If you are evaluating a new concept, think beyond generic ad placement. Ask where attention naturally occurs, what users will accept in exchange for free value, and how you can turn funded growth into long-term revenue. On Pitch An App, that can mean turning a validated idea into a real product with upside for the person who spotted the opportunity first.

Frequently asked questions

What types of entertainment & media apps make the most money with ad-supported monetization?

Apps with strong repeat engagement usually perform best, especially streaming, gaming, short-form video, audio content, and niche creator platforms. The common factor is session frequency and enough content consumption to support multiple ad opportunities without hurting retention.

How much can an ad-supported entertainment app earn per user?

It varies by format, region, and audience quality. Many products see effective monetization in the low cents to a few dollars per monthly active user, while highly engaged gaming or streaming audiences can generate more. Rewarded video, premium video inventory, and high-value geographies typically improve revenue per user.

Should I launch as fully free or mix ads with subscriptions?

In most cases, a hybrid model is stronger.

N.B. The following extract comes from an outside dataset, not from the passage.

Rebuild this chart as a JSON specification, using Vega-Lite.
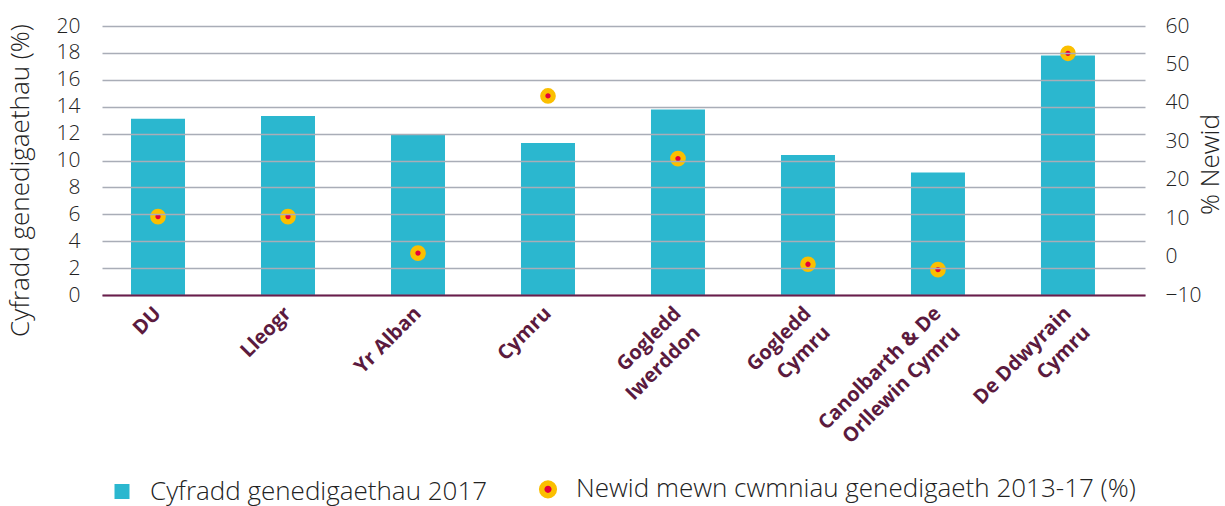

Offer free access funded by ads to maximize growth, then add an ad-free or premium content tier for users who want a better experience. This approach captures both advertiser revenue and direct payment from high-intent users.

What is the biggest mistake in ad-supported media app monetization?

The biggest mistake is overloading the app with ads before product-market fit is clear. Short-term revenue often looks better, but retention and reviews suffer. Start with lighter placement density, measure behavior, and increase monetization only where the user experience stays healthy.

Can a non-developer still benefit from a successful app idea in this category?

Yes. Through Pitch An App, someone who submits a strong idea can earn revenue share if the app is built and generates income. That makes it possible to benefit from market insight even if you are not writing code or managing the technical build yourself.